A study of self-propagating mal-packets in sensor networks: Attacks and defenses

Abstract

Since sensor applications are implemented in embedded computer systems, cyber attacks that compromise regular computer systems via exploiting memory-related vulnerabilities present similar threats to sensor networks. However, the paper shows that memory fault attacks in sensors are not the same as in regular computers due to sensor’s hardware and software architecture. In contrast to worm attacks, mal-code carried by exploiting packets cannot be executed in sensors built upon Harvard architecture. Therefore, the paper proposes a range of attack approaches to illustrate that a mal-packet, which only carries specially crafted data, can exploit memory-related vulnerabilities and utilize existing application code in a sensor to propagate itself without disrupting the sensor’s functionality.
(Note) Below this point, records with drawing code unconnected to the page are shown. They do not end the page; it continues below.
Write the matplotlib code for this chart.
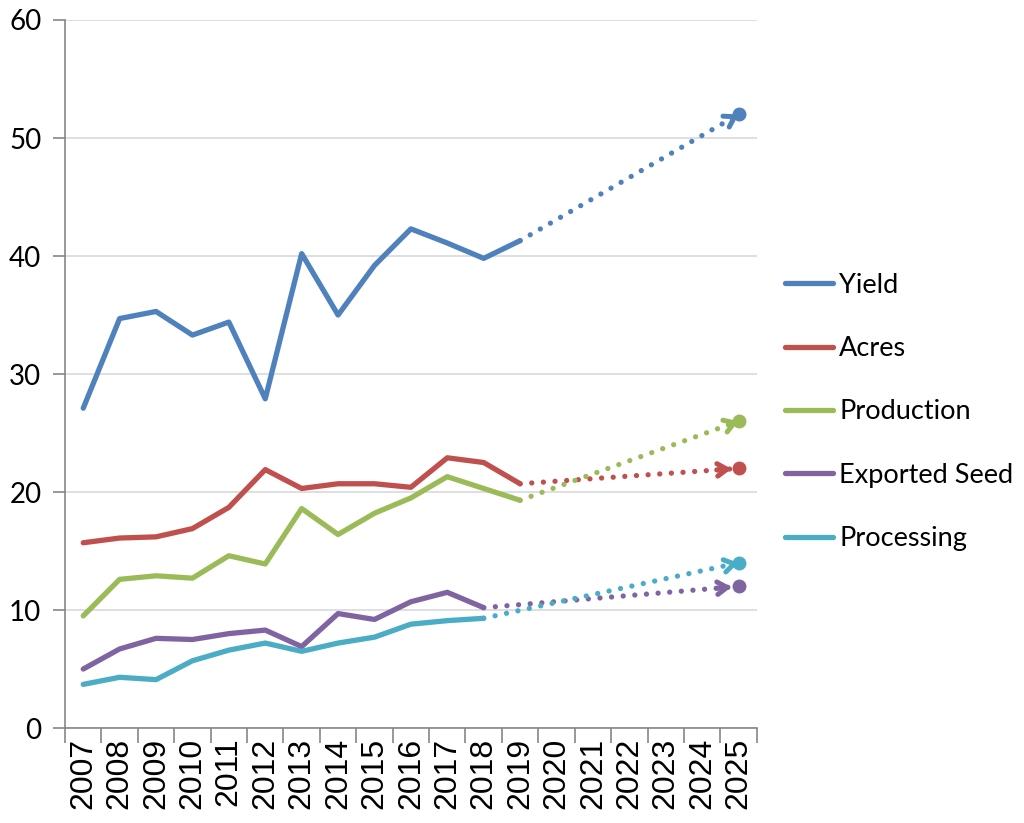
import matplotlib.pyplot as plt

# Crop outlook: history 2007-2019 and 2025 projections
years = [str(y) for y in range(2007, 2026)]

yield_vals = [27.1, 34.7, 35.3, 33.3, 34.4, 27.9, 40.2, 35.0, 39.2, 42.3, 41.1, 39.8, 41.3]
acres_vals = [15.7, 16.1, 16.2, 16.9, 18.7, 21.9, 20.3, 20.7, 20.7, 20.4, 22.9, 22.5, 20.7]
production_vals = [9.5, 12.6, 12.9, 12.7, 14.6, 13.9, 18.6, 16.4, 18.2, 19.5, 21.3, 20.3, 19.3]
exported_vals = [5.0, 6.7, 7.6, 7.5, 8.0, 8.3, 6.9, 9.7, 9.2, 10.7, 11.5, 10.2]
processing_vals = [3.7, 4.3, 4.1, 5.7, 6.6, 7.2, 6.5, 7.2, 7.7, 8.8, 9.1, 9.3]

series_names = ['Yield', 'Acres', 'Production', 'Exported Seed', 'Processing']
target_2025 = [52, 22, 26, 12, 14]
colors = ['#4F81BD', '#C0504D', '#9BBB59', '#8064A2', '#4BACC6']

narrow = ['Lato', 'DejaVu Sans']

fig = plt.figure(figsize=(10.24, 8.23), dpi=100)
ax = fig.add_axes([0.0635, 0.1154, 0.6755, 0.8603])

all_series = [yield_vals, acres_vals, production_vals, exported_vals, processing_vals]
x_end = len(years) - 1
for name, vals, target, c in zip(series_names, all_series, target_2025, colors):
    xs = list(range(len(vals)))
    ax.plot(xs, vals, color=c, lw=3.8, label=name, solid_capstyle='round',
            solid_joinstyle='round', zorder=3)
    # dotted projection out to 2025
    ax.plot([xs[-1], x_end], [vals[-1], target], color=c, lw=3.8,
            linestyle=(0, (0.01, 2.2)), dash_capstyle='round', zorder=3)
    frac = 1 - 0.6 / (x_end - xs[-1])
    ax.annotate('', xy=(x_end, target), xytext=(x_end - 0.6, vals[-1] + (target - vals[-1]) * frac),
                arrowprops=dict(arrowstyle='->,head_length=0.7,head_width=0.45', color=c, lw=3.6,
                                shrinkA=16, shrinkB=5), zorder=4)
    ax.plot([x_end], [target], 'o', color=c, ms=9, zorder=5)

ax.set_ylim(0, 60)
ax.set_xlim(-0.5, x_end + 0.5)
ax.set_yticks(range(0, 61, 10))
ax.yaxis.grid(True, color='#D9D9D9', lw=1.2)
ax.set_axisbelow(True)

ax.set_xticks([i - 0.5 for i in range(len(years) + 1)])
ax.set_xticklabels([])
ax.set_xticks(range(len(years)), minor=True)
ax.set_xticklabels(years, minor=True, rotation=90, fontsize=23, family='Liberation Sans')
ax.tick_params(axis='x', which='major', length=11, color='#868686', width=1.2)
ax.tick_params(axis='x', which='minor', length=0, pad=7)
ax.tick_params(axis='y', length=9, color='#868686', width=1.2, pad=8)
for lbl in ax.get_yticklabels():
    lbl.set_family(narrow)
    lbl.set_fontsize(20)

for side in ['top', 'right']:
    ax.spines[side].set_visible(False)
for side in ['left', 'bottom']:
    ax.spines[side].set_color('#868686')
    ax.spines[side].set_linewidth(1.2)

fig.legend(loc='center left', bbox_to_anchor=(0.753, 0.4994), frameon=False,
           prop={'family': narrow, 'size': 19.5}, handlelength=1.8, handletextpad=0.22,
           labelspacing=1.42, borderpad=0)

plt.savefig('out.png', dpi=100)
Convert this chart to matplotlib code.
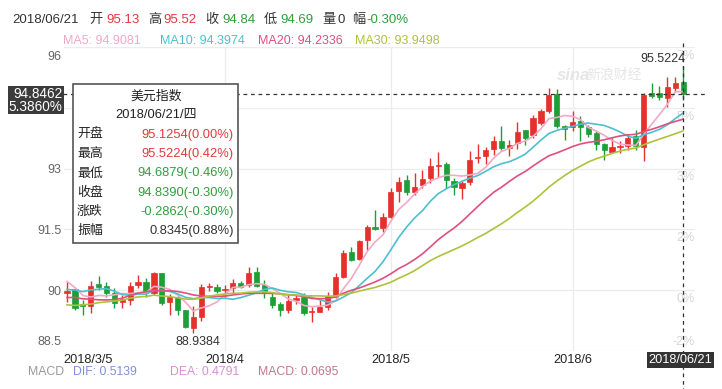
import numpy as np
import pandas as pd
import matplotlib
matplotlib.use("Agg")
import matplotlib.pyplot as plt
from matplotlib.patches import Rectangle
from matplotlib.transforms import blended_transform_factory

plt.rcParams['font.family'] = ['Liberation Sans', 'Noto Sans CJK SC']

W, H = 722, 389

# daily candles, 2018/3/5 .. 2018/06/21 (weekdays)
opens = [89.92, 90.02, 89.64, 89.60, 90.15, 90.11, 89.93, 89.72, 89.76, 90.13,
         90.21, 89.93, 90.42, 89.72, 89.84, 89.50, 89.06, 89.35, 90.08, 90.09,
         90.01, 90.05, 90.17, 90.13, 90.46, 90.13, 89.84, 89.65, 89.51, 89.76,
         89.84, 89.46, 89.47, 89.59, 89.84, 90.32, 90.95, 90.76, 91.24, 91.57,
         91.53, 91.81, 92.45, 92.72, 92.42, 92.60, 92.76, 93.06, 93.11, 92.70,
         92.51, 92.66, 93.25, 93.31, 93.49, 93.69, 93.52, 93.62, 93.95, 93.82,
         94.12, 94.41, 94.84, 94.06, 94.02, 94.18, 94.02, 93.88, 93.61, 93.42,
         93.53, 93.55, 93.81, 93.53, 94.86, 94.87, 94.74, 94.99, 95.13]
highs = [90.19, 90.06, 89.76, 90.23, 90.36, 90.19, 90.05, 89.88, 90.21, 90.38,
         90.31, 90.46, 90.42, 89.90, 89.88, 89.51, 89.60, 90.15, 90.18, 90.15,
         90.13, 90.27, 90.23, 90.58, 90.58, 90.25, 89.92, 89.72, 89.91, 89.88,
         89.92, 89.59, 89.77, 89.96, 90.42, 90.99, 91.07, 91.24, 91.61, 91.98,
         91.90, 92.53, 92.80, 92.84, 92.88, 92.97, 93.27, 93.40, 93.16, 92.76,
         92.69, 93.43, 93.60, 93.54, 93.81, 94.04, 93.71, 94.16, 93.95, 94.32,
         94.47, 94.99, 94.96, 94.08, 94.41, 94.29, 94.08, 93.92, 93.63, 93.75,
         93.67, 93.83, 93.96, 94.86, 95.11, 95.03, 95.27, 95.27, 95.52]
lows = [89.72, 89.50, 89.39, 89.43, 90.01, 89.84, 89.55, 89.55, 89.64, 90.05,
        89.84, 89.88, 89.64, 89.39, 89.39, 89.06, 88.94, 89.23, 89.97, 89.92,
        89.84, 89.92, 90.05, 90.09, 90.07, 89.80, 89.55, 89.36, 89.43, 89.66,
        89.39, 89.22, 89.47, 89.51, 89.80, 90.29, 90.71, 90.75, 91.00, 91.49,
        91.44, 91.79, 92.18, 92.35, 92.35, 92.51, 92.64, 92.80, 92.51, 92.35,
        92.25, 92.60, 93.13, 93.11, 93.34, 93.46, 93.30, 93.48, 93.58, 93.75,
        94.08, 94.37, 94.00, 93.71, 93.92, 93.67, 93.79, 93.46, 93.22, 93.38,
        93.38, 93.46, 93.46, 93.18, 94.74, 94.70, 94.53, 94.90, 94.69]
closes = [89.98, 89.55, 89.62, 90.11, 90.09, 89.93, 89.68, 89.78, 90.11, 90.19,
          89.97, 90.42, 89.68, 89.84, 89.50, 89.08, 89.33, 90.07, 90.10, 89.97,
          90.03, 90.17, 90.09, 90.42, 90.10, 89.94, 89.64, 89.51, 89.74, 89.80,
          89.43, 89.48, 89.59, 89.86, 90.33, 90.93, 90.75, 91.21, 91.55, 91.51,
          91.81, 92.43, 92.66, 92.42, 92.55, 92.74, 93.07, 93.09, 92.72, 92.55,
          92.65, 93.21, 93.29, 93.46, 93.67, 93.50, 93.57, 93.91, 93.75, 94.25,
          94.43, 94.82, 94.06, 93.98, 94.16, 94.02, 93.86, 93.61, 93.46, 93.53,
          93.56, 93.75, 93.55, 94.82, 94.78, 94.76, 95.01, 95.11, 94.84]
# closes before 2018/3/5, only used to warm up the moving averages
prior_closes = [90.0, 89.2, 89.5, 89.1, 89.3, 89.1, 89.1, 88.7, 89.2, 89.6,
                89.5, 90.3, 90.3, 90.4, 90.0, 89.5, 89.1, 88.7, 89.1, 89.3,
                89.7, 90.0, 89.7, 89.9, 89.8, 90.3, 90.6, 90.3, 89.9]

tick_pos = [0, 20, 41, 64]
tick_labels = ["2018/3/5", "2018/4", "2018/5", "2018/6"]
last_label = "2018/06/21"
y_ticks = [96, 94.5, 93, 91.5, 90, 88.5]
# 94.5 sits under the current-price box, so it has no label
y_tick_labels = ["96", "", "93", "91.5", "90", "88.5"]
pct_labels = ["7%", "5%", "3%", "2%", "0%", "-2%"]

ma_periods = [5, 10, 20, 30]
ma_colors = ["#f2a9c6", "#4cc0d0", "#e0507e", "#afc23a"]
ma_texts = ["MA5: 94.9081", "MA10: 94.3974", "MA20: 94.2336", "MA30: 93.9498"]
ma_text_x = [63, 160, 258, 355]

header_parts = [("2018/06/21", "#333333", 12), ("开", "#333333", 89),
                ("95.13", "#e0393e", 106), ("高", "#333333", 148),
                ("95.52", "#e0393e", 163), ("收", "#333333", 205),
                ("94.84", "#2f9e3c", 222), ("低", "#333333", 264),
                ("94.69", "#2f9e3c", 280), ("量", "#333333", 322),
                ("0", "#333333", 337), ("幅", "#333333", 352),
                ("-0.30%", "#2f9e3c", 366)]

tip_title = "美元指数"
tip_date = "2018/06/21/四"
tip_names = ["开盘", "最高", "最低", "收盘", "涨跌", "振幅"]
tip_values = ["95.1254(0.00%)", "95.5224(0.42%)", "94.6879(-0.46%)",
              "94.8390(-0.30%)", "-0.2862(-0.30%)", "0.8345(0.88%)"]
tip_colors = ["#e0393e", "#e0393e", "#2f9e3c", "#2f9e3c", "#2f9e3c", "#333333"]

macd_parts = [("MACD", "#999999", 28), ("DIF: 0.5139", "#7f8fd8", 73),
              ("DEA: 0.4791", "#d98ed9", 170), ("MACD: 0.0695", "#c47590", 258)]

UP, DOWN = "#e5312c", "#1e9e36"


def fx(x):
    return x / W


def fy(y):
    return 1 - y / H


fig = plt.figure(figsize=(W / 100, H / 100), dpi=100)
fig.patch.set_facecolor("white")
ax = fig.add_axes([fx(64), fy(351), fx(695) - fx(64), fy(47) - fy(351)])
ax.set_xlim(-0.38, 79.5)
ax.set_ylim(88.5, 96)
ax.set_axis_off()

# grid
for y in y_ticks:
    ax.axhline(y, color="#ececec", lw=0.9, zorder=0)
for p in tick_pos[1:]:
    ax.axvline(p, color="#ececec", lw=0.9, zorder=0)

# candles
n = len(closes)
for i in range(n):
    o, h, l, c = opens[i], highs[i], lows[i], closes[i]
    col = UP if c >= o else DOWN
    ax.vlines(i, l, h, color=col, lw=1.0, zorder=2)
    ax.add_patch(Rectangle((i - 0.33, min(o, c)), 0.66, max(abs(c - o), 0.03),
                           fc=col, ec=col, lw=0.5, zorder=3))

# moving averages
all_closes = pd.Series(prior_closes + closes)
for p, col in zip(ma_periods, ma_colors):
    ma = all_closes.rolling(p).mean().values[len(prior_closes):]
    ax.plot(np.arange(n), ma, color=col, lw=1.2, zorder=4)

# crosshair
ax.plot([-0.5, 81], [closes[-1], closes[-1]], color="#333333", lw=0.9,
        ls=(0, (3, 3)), clip_on=False, zorder=5)
ax.plot([n - 1, n - 1], [96.1, 87.4], color="#333333", lw=0.9,
        ls=(0, (3, 3)), clip_on=False, zorder=5)

# y labels left, percent labels right
trans = blended_transform_factory(ax.transAxes, ax.transData)
last = len(y_ticks) - 1
for k, (y, lab) in enumerate(zip(y_ticks, y_tick_labels)):
    if lab:
        va = "top" if k == 0 else ("bottom" if k == last else "center")
        dy = -3 if k == 0 else (2 if k == last else -1)
        ax.annotate(lab, (0, y), xycoords=trans, xytext=(-2, dy),
                    textcoords="offset points", ha="right", va=va,
                    fontsize=9, color="#666666", annotation_clip=False)
    pva = "bottom" if k == last else "top"
    pdy = 2 if k == last else -2
    ax.annotate(pct_labels[k], (1, y), xycoords=trans, xytext=(0, pdy),
                textcoords="offset points", ha="right", va=pva,
                fontsize=9, color="#d6d6d6", annotation_clip=False, zorder=1)

# x labels
xtrans = blended_transform_factory(ax.transData, ax.transAxes)
for p, lab in zip(tick_pos, tick_labels):
    ha = "left" if p == 0 else "center"
    xx = p - 0.45 if p == 0 else p
    ax.annotate(lab, (xx, 0), xycoords=xtrans, xytext=(0, -2),
                textcoords="offset points", ha=ha, va="top",
                fontsize=9.2, color="#222222", annotation_clip=False)
ax.annotate(last_label, (n - 1, 0), xycoords=xtrans, xytext=(-2, -2),
            textcoords="offset points", ha="center", va="top",
            fontsize=9.2, color="white", annotation_clip=False, zorder=8,
            bbox=dict(boxstyle="square,pad=0.15", fc="#333333", ec="none"))

# high / low marks
imax = int(np.argmax(highs))
imin = int(np.argmin(lows))
ax.annotate("%.4f" % 95.5224, (imax, highs[imax]), xytext=(2, 1),
            textcoords="offset points", ha="right", va="bottom",
            fontsize=9, color="#333333", annotation_clip=False, zorder=6)
ax.annotate("%.4f" % 88.9384, (imin, lows[imin]), xytext=(3, -2),
            textcoords="offset points", ha="center", va="top",
            fontsize=9, color="#333333", annotation_clip=False)

# watermark
fig.text(fx(573), fy(76), "sina", fontsize=12, style="italic",
         weight="bold", color="#e6e6e6", ha="center", va="center")
fig.text(fx(614), fy(75), "新浪财经", fontsize=10, color="#e6e6e6",
         ha="center", va="center")

# header rows
for txt, col, x in header_parts:
    fig.text(fx(x), fy(20), txt, fontsize=9.5, color=col, ha="left", va="center")
for txt, col, x in zip(ma_texts, ma_colors, ma_text_x):
    fig.text(fx(x), fy(41), txt, fontsize=9, color=col, ha="left", va="center")

# current price box on the left
fig.add_artist(Rectangle((fx(8), fy(114)), fx(64) - fx(8), fy(86) - fy(114),
                         transform=fig.transFigure, fc="#3b3b3b", ec="none",
                         zorder=6))
fig.text(fx(62), fy(94), "94.8462", fontsize=9.8, color="white",
         ha="right", va="center", zorder=7)
fig.text(fx(62), fy(107), "5.3860%", fontsize=9.8, color="white",
         ha="right", va="center", zorder=7)

# tooltip
fig.add_artist(Rectangle((fx(73), fy(243)), fx(238) - fx(73), fy(84) - fy(243),
                         transform=fig.transFigure, fc="white", ec="#555555",
                         lw=1.2, zorder=6))
fig.text(fx(156), fy(97), tip_title, fontsize=9.3, color="#222222",
         ha="center", va="center", zorder=7)
fig.text(fx(156), fy(116), tip_date, fontsize=9.3, color="#222222",
         ha="center", va="center", zorder=7)
for k, (name, val, col) in enumerate(zip(tip_names, tip_values, tip_colors)):
    yy = 135 + k * 19.2
    fig.text(fx(77), fy(yy), name, fontsize=9.3, color="#222222",
             ha="left", va="center", zorder=7)
    fig.text(fx(234), fy(yy), val, fontsize=9.3, color=col,
             ha="right", va="center", zorder=7)

# MACD line at the bottom
for txt, col, x in macd_parts:
    fig.text(fx(x), fy(372), txt, fontsize=8.8, color=col, ha="left", va="center")

fig.savefig("out.png", dpi=100, facecolor="white")
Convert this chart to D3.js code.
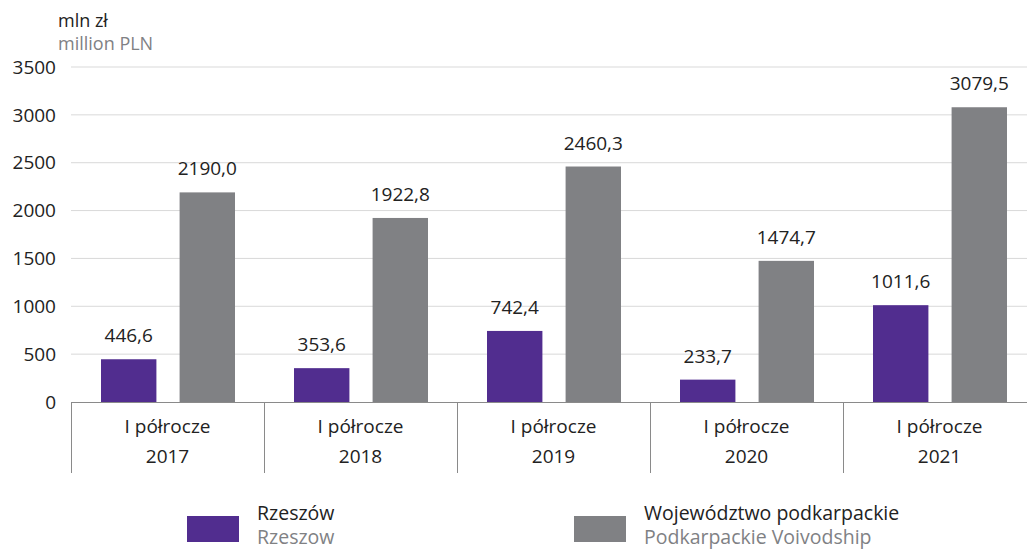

The paper shows that such a mal-packet can have as few as 17 bytes. A prototype of a 27-byte mal-packet has been implemented and tested in Mica2 sensors. Simulation shows that the propagation pattern of such a mal-packet in a sensor network is very different from worm propagation. Mal-packets can either quickly take over the whole network or hardly propagate under different traffic situations. The paper also develops two defense schemes (S2Guard and S2Shuffle) based on existing defense techniques to protect sensor applications. The analysis shows that they only incur a little overhead and can stop the propagation of mal-packets.